Retirement is for People Over 50

News came out today that swimmer Michael Phelps - of Olympic fame, for those of you who don't follow that - has come out of retirement to compete a next week at a meet.

Of course, now all the speculation is that he will be looking to get himself ready for the Olympics in 2016. In a normal Olympian swimmer's regimen, the year following an Olympics is a light year. The world championships are held in the odd years, but Phelps often takes a year off (right after or the second year after the Olympics) anyway. As a result, he missed about as much hard-core training as he did following the Olympics in 2008.

The biggest change is his age. He will definitely not be the fastest swimmer in the pool, but his regimen and focus might be his strength. If he wants something, he can definitely take it. If he's not in it 100%, then he struggles.

There will be many great swimmers, but Phelps suffers from Tiger Woods-itis: if he isn't competing, swimming just isn't that interesting. Missy Franklin and Ryan Lochte gained popularity in 2012, but Franklin went back to school and Lochte ended up being portrayed like an idiot on reality TV. Phelps is a guy that will draw a crowd even if it's winter in northern Minnesota and there's not a swimming pool to be found.

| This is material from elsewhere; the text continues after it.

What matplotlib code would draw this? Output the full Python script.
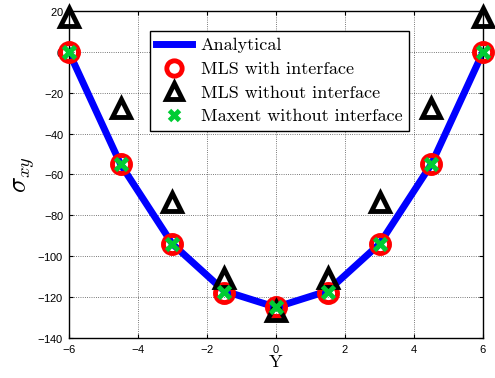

I posted this earlier, but I was not at all surprised by this decision. Even though all questions about "retirement or Rio" were met with vague or short answers by Phelps, there was no way I thought he wouldn't compete. He will be 32 at the time of competition, which is some athletes' prime of life. He will have a long journey, but it's clear that swimming is his one true love, and it's not easy to walk away from that.